__EXERCISE GOAL__. Starting from the top of the material, restate each line exactly until the line that contains "import plotly.graph_objects as go", which is also copied. Pictures are excluded.

——

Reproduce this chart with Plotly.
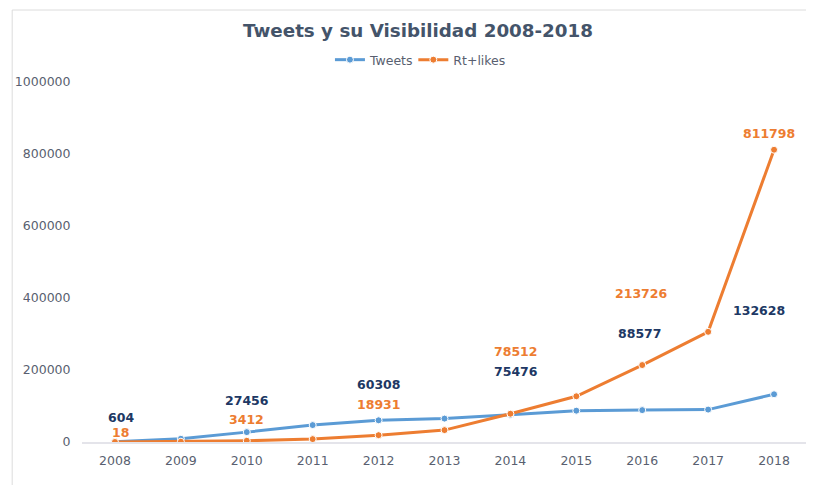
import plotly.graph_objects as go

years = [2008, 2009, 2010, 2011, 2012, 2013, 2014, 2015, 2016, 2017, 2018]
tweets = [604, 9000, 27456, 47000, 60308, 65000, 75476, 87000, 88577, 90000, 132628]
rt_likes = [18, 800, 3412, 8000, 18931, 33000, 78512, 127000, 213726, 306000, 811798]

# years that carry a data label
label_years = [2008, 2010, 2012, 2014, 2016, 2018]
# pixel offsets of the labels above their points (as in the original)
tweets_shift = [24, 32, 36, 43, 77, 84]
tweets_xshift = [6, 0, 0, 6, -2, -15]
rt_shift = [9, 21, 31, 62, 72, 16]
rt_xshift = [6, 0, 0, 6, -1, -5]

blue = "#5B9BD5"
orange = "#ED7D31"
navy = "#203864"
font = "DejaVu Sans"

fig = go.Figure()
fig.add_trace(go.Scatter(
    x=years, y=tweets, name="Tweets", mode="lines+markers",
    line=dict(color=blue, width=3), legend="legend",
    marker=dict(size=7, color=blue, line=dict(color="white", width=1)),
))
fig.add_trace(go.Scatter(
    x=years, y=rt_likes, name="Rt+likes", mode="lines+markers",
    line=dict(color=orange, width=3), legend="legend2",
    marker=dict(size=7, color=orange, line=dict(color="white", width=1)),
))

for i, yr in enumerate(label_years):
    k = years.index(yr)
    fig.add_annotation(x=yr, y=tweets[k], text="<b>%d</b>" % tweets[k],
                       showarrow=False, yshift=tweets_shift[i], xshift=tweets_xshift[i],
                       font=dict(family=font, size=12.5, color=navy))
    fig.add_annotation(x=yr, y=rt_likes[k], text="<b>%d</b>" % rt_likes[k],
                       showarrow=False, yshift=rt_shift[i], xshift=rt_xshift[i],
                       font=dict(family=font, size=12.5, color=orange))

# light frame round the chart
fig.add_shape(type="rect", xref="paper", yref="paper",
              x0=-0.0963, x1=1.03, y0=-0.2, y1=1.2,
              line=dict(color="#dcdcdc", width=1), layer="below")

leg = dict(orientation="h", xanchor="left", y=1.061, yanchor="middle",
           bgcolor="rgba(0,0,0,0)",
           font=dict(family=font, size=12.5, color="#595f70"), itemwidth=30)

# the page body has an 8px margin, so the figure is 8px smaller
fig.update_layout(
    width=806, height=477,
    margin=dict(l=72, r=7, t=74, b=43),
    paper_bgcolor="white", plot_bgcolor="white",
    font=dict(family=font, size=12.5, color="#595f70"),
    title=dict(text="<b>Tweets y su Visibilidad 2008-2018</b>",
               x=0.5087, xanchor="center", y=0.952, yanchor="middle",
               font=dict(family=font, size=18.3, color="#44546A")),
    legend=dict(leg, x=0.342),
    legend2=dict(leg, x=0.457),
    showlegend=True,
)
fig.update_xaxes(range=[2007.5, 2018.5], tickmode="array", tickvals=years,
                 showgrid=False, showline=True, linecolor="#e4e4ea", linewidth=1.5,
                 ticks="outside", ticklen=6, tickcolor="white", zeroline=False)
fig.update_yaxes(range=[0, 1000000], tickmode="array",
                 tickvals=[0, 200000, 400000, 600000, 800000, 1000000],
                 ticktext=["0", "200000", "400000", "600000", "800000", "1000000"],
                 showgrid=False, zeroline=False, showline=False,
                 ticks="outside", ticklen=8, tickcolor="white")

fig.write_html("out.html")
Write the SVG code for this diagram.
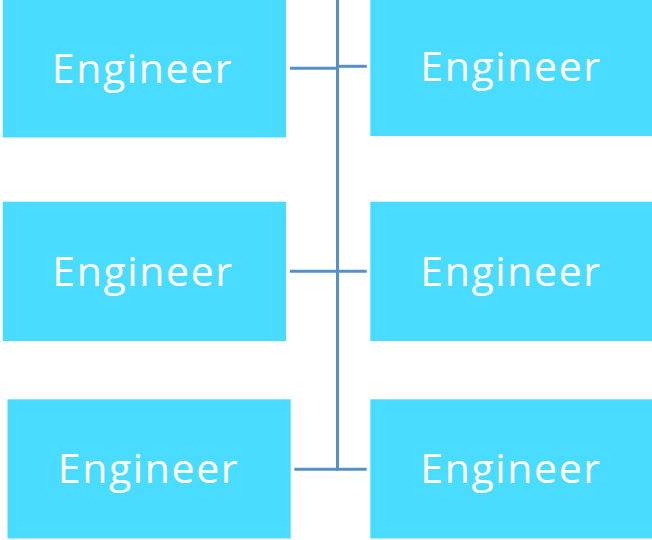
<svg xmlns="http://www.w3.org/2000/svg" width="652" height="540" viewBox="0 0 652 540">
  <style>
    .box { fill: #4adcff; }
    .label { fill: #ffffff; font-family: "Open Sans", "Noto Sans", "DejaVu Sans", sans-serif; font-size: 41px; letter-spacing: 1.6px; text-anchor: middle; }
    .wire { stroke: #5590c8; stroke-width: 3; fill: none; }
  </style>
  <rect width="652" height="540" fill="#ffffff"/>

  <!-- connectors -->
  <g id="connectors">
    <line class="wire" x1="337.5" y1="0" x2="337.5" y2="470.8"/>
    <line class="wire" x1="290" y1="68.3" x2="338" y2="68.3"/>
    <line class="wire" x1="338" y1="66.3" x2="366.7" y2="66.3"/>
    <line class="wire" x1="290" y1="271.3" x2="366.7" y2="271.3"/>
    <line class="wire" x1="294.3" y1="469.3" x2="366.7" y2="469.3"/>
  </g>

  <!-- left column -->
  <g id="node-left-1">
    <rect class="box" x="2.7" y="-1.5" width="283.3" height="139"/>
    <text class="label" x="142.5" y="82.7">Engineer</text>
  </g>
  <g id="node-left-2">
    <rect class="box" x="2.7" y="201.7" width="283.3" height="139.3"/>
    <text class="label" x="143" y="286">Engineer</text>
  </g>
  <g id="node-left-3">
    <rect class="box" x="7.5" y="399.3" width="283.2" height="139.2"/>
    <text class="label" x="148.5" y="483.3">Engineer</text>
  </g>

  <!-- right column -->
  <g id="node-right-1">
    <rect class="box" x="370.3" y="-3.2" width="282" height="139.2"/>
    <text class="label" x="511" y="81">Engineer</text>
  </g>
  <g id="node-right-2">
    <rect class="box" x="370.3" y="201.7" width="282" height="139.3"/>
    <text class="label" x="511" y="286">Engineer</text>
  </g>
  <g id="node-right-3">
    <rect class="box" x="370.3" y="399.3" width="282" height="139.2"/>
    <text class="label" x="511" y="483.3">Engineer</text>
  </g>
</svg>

——

__REPLY TO THE EXERCISE__.
Reproduce this chart with Plotly.
import plotly.graph_objects as go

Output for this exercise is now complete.